**Problem requirements**
The lines to reproduce run from the first one through the line containing "import pandas as pd". Reproduce them exactly.

################

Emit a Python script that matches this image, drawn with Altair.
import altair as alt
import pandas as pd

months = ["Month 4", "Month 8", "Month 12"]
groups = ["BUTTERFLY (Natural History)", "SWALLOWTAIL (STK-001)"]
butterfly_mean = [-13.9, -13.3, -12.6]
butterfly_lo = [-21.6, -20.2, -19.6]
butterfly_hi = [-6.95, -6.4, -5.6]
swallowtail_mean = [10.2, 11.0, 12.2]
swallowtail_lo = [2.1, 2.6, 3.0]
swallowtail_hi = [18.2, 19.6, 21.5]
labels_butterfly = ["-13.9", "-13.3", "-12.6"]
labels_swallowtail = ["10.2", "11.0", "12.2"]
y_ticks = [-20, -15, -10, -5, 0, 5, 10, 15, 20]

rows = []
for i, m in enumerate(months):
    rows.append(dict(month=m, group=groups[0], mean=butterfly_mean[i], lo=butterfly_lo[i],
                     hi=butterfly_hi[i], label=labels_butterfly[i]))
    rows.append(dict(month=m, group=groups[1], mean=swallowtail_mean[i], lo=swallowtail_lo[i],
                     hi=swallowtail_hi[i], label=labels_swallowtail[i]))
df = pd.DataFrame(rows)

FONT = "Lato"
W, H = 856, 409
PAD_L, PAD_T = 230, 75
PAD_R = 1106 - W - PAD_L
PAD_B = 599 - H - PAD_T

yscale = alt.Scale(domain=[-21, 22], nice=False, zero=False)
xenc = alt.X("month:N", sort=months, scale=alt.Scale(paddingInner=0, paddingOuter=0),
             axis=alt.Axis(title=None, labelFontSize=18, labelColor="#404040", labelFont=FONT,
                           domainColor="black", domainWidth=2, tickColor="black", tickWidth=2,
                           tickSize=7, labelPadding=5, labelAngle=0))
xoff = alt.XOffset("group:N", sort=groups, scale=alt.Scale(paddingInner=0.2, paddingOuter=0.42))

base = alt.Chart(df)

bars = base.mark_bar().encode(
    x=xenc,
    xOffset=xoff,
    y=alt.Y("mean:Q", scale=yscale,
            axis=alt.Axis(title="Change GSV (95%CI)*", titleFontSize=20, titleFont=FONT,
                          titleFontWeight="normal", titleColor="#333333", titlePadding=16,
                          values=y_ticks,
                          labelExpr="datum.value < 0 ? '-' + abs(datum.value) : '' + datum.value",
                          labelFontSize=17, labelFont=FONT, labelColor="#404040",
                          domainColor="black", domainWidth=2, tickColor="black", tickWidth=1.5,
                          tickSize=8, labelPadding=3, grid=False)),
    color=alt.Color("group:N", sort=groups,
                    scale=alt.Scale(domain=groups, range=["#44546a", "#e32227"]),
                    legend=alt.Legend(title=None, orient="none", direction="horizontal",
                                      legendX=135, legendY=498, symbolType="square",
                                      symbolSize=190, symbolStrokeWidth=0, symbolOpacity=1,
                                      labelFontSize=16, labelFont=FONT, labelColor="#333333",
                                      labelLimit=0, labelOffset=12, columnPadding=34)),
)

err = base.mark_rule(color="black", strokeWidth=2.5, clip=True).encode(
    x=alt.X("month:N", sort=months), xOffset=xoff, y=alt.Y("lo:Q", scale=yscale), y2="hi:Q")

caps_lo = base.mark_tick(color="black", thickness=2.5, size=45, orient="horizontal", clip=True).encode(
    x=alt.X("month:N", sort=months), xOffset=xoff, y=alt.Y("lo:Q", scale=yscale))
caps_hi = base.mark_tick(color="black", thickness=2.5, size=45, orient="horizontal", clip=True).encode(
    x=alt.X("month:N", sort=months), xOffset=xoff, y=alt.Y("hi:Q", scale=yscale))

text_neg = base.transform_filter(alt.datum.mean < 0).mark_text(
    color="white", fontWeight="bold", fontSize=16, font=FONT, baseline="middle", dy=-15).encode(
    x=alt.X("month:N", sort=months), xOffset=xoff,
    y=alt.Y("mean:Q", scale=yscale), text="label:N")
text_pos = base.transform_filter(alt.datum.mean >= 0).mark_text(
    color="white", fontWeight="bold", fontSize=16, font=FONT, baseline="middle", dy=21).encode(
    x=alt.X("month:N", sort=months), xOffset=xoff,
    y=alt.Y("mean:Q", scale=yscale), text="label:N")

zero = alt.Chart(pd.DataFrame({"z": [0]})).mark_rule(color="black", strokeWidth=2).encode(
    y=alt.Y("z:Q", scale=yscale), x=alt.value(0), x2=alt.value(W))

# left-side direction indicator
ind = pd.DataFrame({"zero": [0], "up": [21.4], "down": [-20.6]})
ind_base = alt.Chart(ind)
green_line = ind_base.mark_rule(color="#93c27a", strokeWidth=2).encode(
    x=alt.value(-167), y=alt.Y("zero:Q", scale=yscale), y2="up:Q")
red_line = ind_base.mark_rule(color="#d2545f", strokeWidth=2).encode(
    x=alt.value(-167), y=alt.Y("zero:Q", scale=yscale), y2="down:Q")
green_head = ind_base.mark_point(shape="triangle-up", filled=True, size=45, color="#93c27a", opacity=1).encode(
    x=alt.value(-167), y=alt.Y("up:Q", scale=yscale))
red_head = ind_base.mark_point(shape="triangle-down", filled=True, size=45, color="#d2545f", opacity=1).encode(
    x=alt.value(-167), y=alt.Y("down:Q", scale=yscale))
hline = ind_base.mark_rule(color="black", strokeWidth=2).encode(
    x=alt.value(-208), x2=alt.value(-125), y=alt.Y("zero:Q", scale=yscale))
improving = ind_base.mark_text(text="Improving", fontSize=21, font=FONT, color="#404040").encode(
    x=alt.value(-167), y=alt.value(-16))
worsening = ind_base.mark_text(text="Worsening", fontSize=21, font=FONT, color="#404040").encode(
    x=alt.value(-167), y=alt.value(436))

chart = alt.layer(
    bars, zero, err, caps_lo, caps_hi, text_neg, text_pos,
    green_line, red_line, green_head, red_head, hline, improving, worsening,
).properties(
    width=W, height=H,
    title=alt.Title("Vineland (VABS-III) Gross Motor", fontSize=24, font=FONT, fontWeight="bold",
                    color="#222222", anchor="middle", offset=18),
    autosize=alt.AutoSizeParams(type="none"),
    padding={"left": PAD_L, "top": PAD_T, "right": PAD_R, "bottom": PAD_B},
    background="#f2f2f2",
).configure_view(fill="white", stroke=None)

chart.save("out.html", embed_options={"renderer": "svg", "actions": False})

################

**Solution**
Emit a Python script that matches this image, drawn with Altair.
import altair as alt
import pandas as pd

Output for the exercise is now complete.